[Start Provided material]

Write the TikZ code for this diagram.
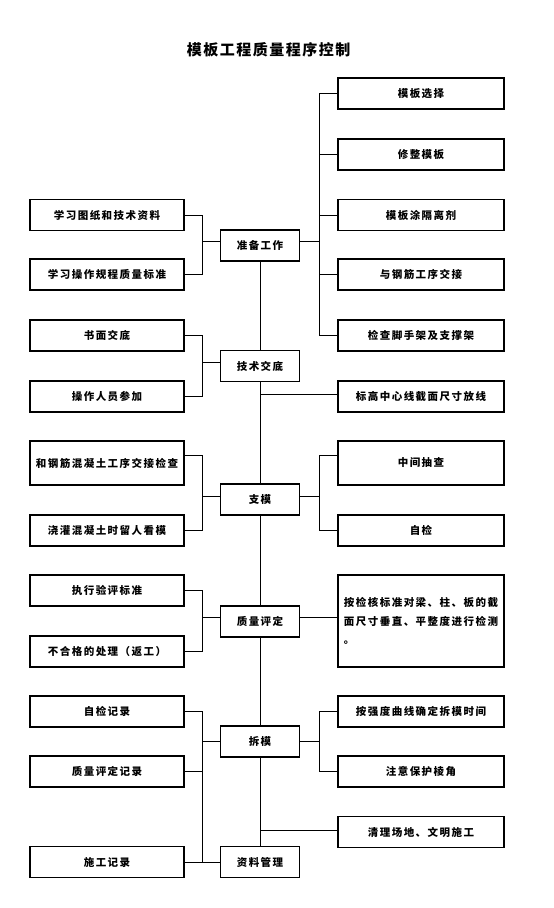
\documentclass[tikz,border=0pt]{standalone}
\usepackage{fontspec}
\setmainfont{Noto Sans CJK SC}[LetterSpace=14]
\newfontfamily\titlefont{Noto Sans CJK SC}[LetterSpace=10]
\begin{document}
\begin{tikzpicture}[x=1pt,y=-1pt,
  box/.style={draw, line width=1.2pt, inner sep=0pt, minimum height=31pt,
    font=\fontsize{10.5}{12}\selectfont\bfseries},
  lbox/.style={box, minimum width=154pt},
  cbox/.style={box, minimum width=79pt},
  rbox/.style={box, minimum width=166pt},
  link/.style={line width=0.8pt}]
\useasboundingbox (0,0) rectangle (554,908);
\fill[white] (0,0) rectangle (554,908);
\node (title) at (268.5,49.5) {\titlefont\fontsize{15}{17}\selectfont\bfseries 模板工程质量程序控制};
\coordinate (jl) at (202,0);
\coordinate (jr) at (319,0);
% centre column
\node[cbox] (C1) at (260,245.5) {准备工作};
\node[cbox] (C2) at (260,366) {技术交底};
\node[cbox] (C3) at (260,499.5) {支模};
\node[cbox] (C4) at (260,621.5) {质量评定};
\node[cbox] (C5) at (260,741.5) {拆模};
\node[cbox] (C6) at (260,862) {资料管理};
% left column
\node[lbox] (L1) at (107,215) {学习图纸和技术资料};
\node[lbox] (L2) at (107,274.5) {学习操作规程质量标准};
\node[lbox] (L3) at (107,335.5) {书面交底};
\node[lbox] (L4) at (107,396.5) {操作人员参加};
\node[lbox, minimum height=44pt] (L5) at (107,463) {和钢筋混凝土工序交接检查};
\node[lbox] (L6) at (107,530.5) {浇灌混凝土时留人看模};
\node[lbox] (L7) at (107,590.5) {执行验评标准};
\node[lbox] (L8) at (107,651.5) {不合格的处理（返工）};
\node[lbox] (L9) at (107,711.5) {自检记录};
\node[lbox] (L10) at (107,771.5) {质量评定记录};
\node[lbox] (L11) at (107,862) {施工记录};
% right column
\node[rbox] (R1) at (421,93.5) {模板选择};
\node[rbox] (R2) at (421,154.5) {修整模板};
\node[rbox] (R3) at (421,215) {模板涂隔离剂};
\node[rbox] (R4) at (421,274.5) {与钢筋工序交接};
\node[rbox] (R5) at (421,335.5) {检查脚手架及支撑架};
\node[rbox] (R6) at (421,396.5) {标高中心线截面尺寸放线};
\node[rbox, minimum height=44pt] (R7) at (421,463) {中间抽查};
\node[rbox] (R8) at (421,530.5) {自检};
\node[rbox, minimum height=92pt, align=left, font=\fontsize{10.5}{18.5}\selectfont\bfseries] (R9) at (421,621)
  {按检核标准对梁、柱、板的截\\面尺寸垂直、平整度进行检测\\。};
\node[rbox] (R10) at (421,711.5) {按强度曲线确定拆模时间};
\node[rbox] (R11) at (421,771.5) {注意保护棱角};
\node[rbox] (R12) at (421,832) {清理场地、文明施工};
% centre spine
\draw[link] (C1.south) -- (C2.north);
\draw[link] (C2.south) -- (C3.north);
\draw[link] (C3.south) -- (C4.north);
\draw[link] (C4.south) -- (C5.north);
\draw[link] (C5.south) -- (C6.north);
\draw[link] ([yshift=2pt]R6.west) -- ([yshift=2pt]R6.west -| C2.south);
\draw[link] ([yshift=2pt]R12.west) -- ([yshift=2pt]R12.west -| C5.south);
% group 1
\draw[link] (L1.east) -- (L1.east -| jl) -- (L2.east -| jl) -- (L2.east);
\draw[link] ([yshift=4pt]C1.west) -- ([yshift=4pt]C1.west -| jl);
\draw[link] (R1.west) -- (R1.west -| jr) -- (R5.west -| jr) -- (R5.west);
\draw[link] (R2.west) -- (R2.west -| jr);
\draw[link] (R3.west) -- (R3.west -| jr);
\draw[link] (R4.west) -- (R4.west -| jr);
\draw[link] ([yshift=4pt]C1.east) -- ([yshift=4pt]C1.east -| jr);
% group 2
\draw[link] (L3.east) -- (L3.east -| jl) -- (L4.east -| jl) -- (L4.east);
\draw[link] ([yshift=4pt]C2.west) -- ([yshift=4pt]C2.west -| jl);
% group 3
\draw[link] ([yshift=8pt]L5.east) -- ([yshift=8pt]L5.east -| jl) -- (L6.east -| jl) -- (L6.east);
\draw[link] ([yshift=3pt]C3.west) -- ([yshift=3pt]C3.west -| jl);
\draw[link] ([yshift=8pt]R7.west) -- ([yshift=8pt]R7.west -| jr) -- (R8.west -| jr) -- (R8.west);
\draw[link] ([yshift=3pt]C3.east) -- ([yshift=3pt]C3.east -| jr);
% group 4
\draw[link] (L7.east) -- (L7.east -| jl) -- (L8.east -| jl) -- (L8.east);
\draw[link] ([yshift=4pt]C4.west) -- ([yshift=4pt]C4.west -| jl);
\draw[link] ([yshift=4pt]C4.east) -- ([yshift=4pt]C4.east -| R9.west);
% group 5
\draw[link] (L9.east) -- (L9.east -| jl) -- (L11.east -| jl) -- (L11.east);
\draw[link] (L10.east) -- (L10.east -| jl);
\draw[link] (C5.west) -- (C5.west -| jl);
\draw[link] (C6.west) -- (C6.west -| jl);
\draw[link] (R10.west) -- (R10.west -| jr) -- (R11.west -| jr) -- (R11.west);
\draw[link] (C5.east) -- (C5.east -| jr);
\end{tikzpicture}
\end{document}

[End Provided material]

**Work required**: Restate the data above word for word. Do not include the images.

**Task result**:
Write the TikZ code for this diagram.
\documentclass[tikz,border=0pt]{standalone}
\usepackage{fontspec}
\setmainfont{Noto Sans CJK SC}[LetterSpace=14]
\newfontfamily\titlefont{Noto Sans CJK SC}[LetterSpace=10]
\begin{document}
\begin{tikzpicture}[x=1pt,y=-1pt,
  box/.style={draw, line width=1.2pt, inner sep=0pt, minimum height=31pt,
    font=\fontsize{10.5}{12}\selectfont\bfseries},
  lbox/.style={box, minimum width=154pt},
  cbox/.style={box, minimum width=79pt},
  rbox/.style={box, minimum width=166pt},
  link/.style={line width=0.8pt}]
\useasboundingbox (0,0) rectangle (554,908);
\fill[white] (0,0) rectangle (554,908);
\node (title) at (268.5,49.5) {\titlefont\fontsize{15}{17}\selectfont\bfseries 模板工程质量程序控制};
\coordinate (jl) at (202,0);
\coordinate (jr) at (319,0);
% centre column
\node[cbox] (C1) at (260,245.5) {准备工作};
\node[cbox] (C2) at (260,366) {技术交底};
\node[cbox] (C3) at (260,499.5) {支模};
\node[cbox] (C4) at (260,621.5) {质量评定};
\node[cbox] (C5) at (260,741.5) {拆模};
\node[cbox] (C6) at (260,862) {资料管理};
% left column
\node[lbox] (L1) at (107,215) {学习图纸和技术资料};
\node[lbox] (L2) at (107,274.5) {学习操作规程质量标准};
\node[lbox] (L3) at (107,335.5) {书面交底};
\node[lbox] (L4) at (107,396.5) {操作人员参加};
\node[lbox, minimum height=44pt] (L5) at (107,463) {和钢筋混凝土工序交接检查};
\node[lbox] (L6) at (107,530.5) {浇灌混凝土时留人看模};
\node[lbox] (L7) at (107,590.5) {执行验评标准};
\node[lbox] (L8) at (107,651.5) {不合格的处理（返工）};
\node[lbox] (L9) at (107,711.5) {自检记录};
\node[lbox] (L10) at (107,771.5) {质量评定记录};
\node[lbox] (L11) at (107,862) {施工记录};
% right column
\node[rbox] (R1) at (421,93.5) {模板选择};
\node[rbox] (R2) at (421,154.5) {修整模板};
\node[rbox] (R3) at (421,215) {模板涂隔离剂};
\node[rbox] (R4) at (421,274.5) {与钢筋工序交接};
\node[rbox] (R5) at (421,335.5) {检查脚手架及支撑架};
\node[rbox] (R6) at (421,396.5) {标高中心线截面尺寸放线};
\node[rbox, minimum height=44pt] (R7) at (421,463) {中间抽查};
\node[rbox] (R8) at (421,530.5) {自检};
\node[rbox, minimum height=92pt, align=left, font=\fontsize{10.5}{18.5}\selectfont\bfseries] (R9) at (421,621)
  {按检核标准对梁、柱、板的截\\面尺寸垂直、平整度进行检测\\。};
\node[rbox] (R10) at (421,711.5) {按强度曲线确定拆模时间};
\node[rbox] (R11) at (421,771.5) {注意保护棱角};
\node[rbox] (R12) at (421,832) {清理场地、文明施工};
% centre spine
\draw[link] (C1.south) -- (C2.north);
\draw[link] (C2.south) -- (C3.north);
\draw[link] (C3.south) -- (C4.north);
\draw[link] (C4.south) -- (C5.north);
\draw[link] (C5.south) -- (C6.north);
\draw[link] ([yshift=2pt]R6.west) -- ([yshift=2pt]R6.west -| C2.south);
\draw[link] ([yshift=2pt]R12.west) -- ([yshift=2pt]R12.west -| C5.south);
% group 1
\draw[link] (L1.east) -- (L1.east -| jl) -- (L2.east -| jl) -- (L2.east);
\draw[link] ([yshift=4pt]C1.west) -- ([yshift=4pt]C1.west -| jl);
\draw[link] (R1.west) -- (R1.west -| jr) -- (R5.west -| jr) -- (R5.west);
\draw[link] (R2.west) -- (R2.west -| jr);
\draw[link] (R3.west) -- (R3.west -| jr);
\draw[link] (R4.west) -- (R4.west -| jr);
\draw[link] ([yshift=4pt]C1.east) -- ([yshift=4pt]C1.east -| jr);
% group 2
\draw[link] (L3.east) -- (L3.east -| jl) -- (L4.east -| jl) -- (L4.east);
\draw[link] ([yshift=4pt]C2.west) -- ([yshift=4pt]C2.west -| jl);
% group 3
\draw[link] ([yshift=8pt]L5.east) -- ([yshift=8pt]L5.east -| jl) -- (L6.east -| jl) -- (L6.east);
\draw[link] ([yshift=3pt]C3.west) -- ([yshift=3pt]C3.west -| jl);
\draw[link] ([yshift=8pt]R7.west) -- ([yshift=8pt]R7.west -| jr) -- (R8.west -| jr) -- (R8.west);
\draw[link] ([yshift=3pt]C3.east) -- ([yshift=3pt]C3.east -| jr);
% group 4
\draw[link] (L7.east) -- (L7.east -| jl) -- (L8.east -| jl) -- (L8.east);
\draw[link] ([yshift=4pt]C4.west) -- ([yshift=4pt]C4.west -| jl);
\draw[link] ([yshift=4pt]C4.east) -- ([yshift=4pt]C4.east -| R9.west);
% group 5
\draw[link] (L9.east) -- (L9.east -| jl) -- (L11.east -| jl) -- (L11.east);
\draw[link] (L10.east) -- (L10.east -| jl);
\draw[link] (C5.west) -- (C5.west -| jl);
\draw[link] (C6.west) -- (C6.west -| jl);
\draw[link] (R10.west) -- (R10.west -| jr) -- (R11.west -| jr) -- (R11.west);
\draw[link] (C5.east) -- (C5.east -| jr);
\end{tikzpicture}
\end{document}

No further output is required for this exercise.